Fifty-seven new caves discovered in Quang Binh
A team of explorers from the British Cave Research Association (BCRA) has discovered 57 new caves in the central province of Quang Binh, in which five were formed five million years ago, under a lake.
On June 22nd, Quang Binh announced the results of exploring new caves in the province.
The 57 new caves were discovered from March 5th to April 10th with a total length of 20,217 metres. They were documented
with GPS and were put on the map of Quang Binh’s caves.
For the first time, the delegation discovered caves under the lake, such as Hoa Huong (2,876 metres), the biggest cave among those in Quang Binh.
Entrance to Hoa Huong, a cave which was evaluated to have special value for geology, science and tourism.
Currently, there is no water in the cave.
Tien Cave 2 (2,519 metres) in Minh Hoa district.
Bom Cave (1,500 metres), Dinh 1 Cave (1,430 metres), Ruc Ma Rinh 2 Cave (1,360 metres) and Cay Sanh Cave (850 metres).
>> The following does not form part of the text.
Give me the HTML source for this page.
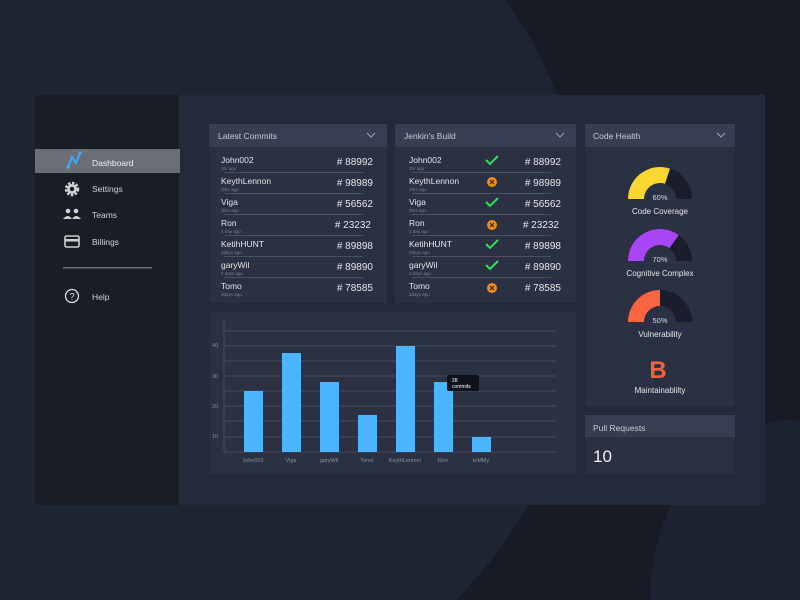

Howard Limbert, the team leader, said BCRA has proposed Quang Binh to put these caves into operation.
According to Howard Limbert, the exploration team has found evidence that the caves were formed under water and that tectonic movement might have redirected the water flow in the area millions of years ago.
The delegation learned survival skills from the natives, cut climbing plant and forest banana to seek water.
Some expeditions had stay in the forest for eight days.
They discovered many strange animals such as fish, crustaceans with transparent bodies.
It was the 17th exploration trip of the BCRA team in Phong Nha-Ke Bang area, Quang Binh, since 1990.
The team has to date surveyed 311 caves of all sizes here, totalling more than 200 km in length.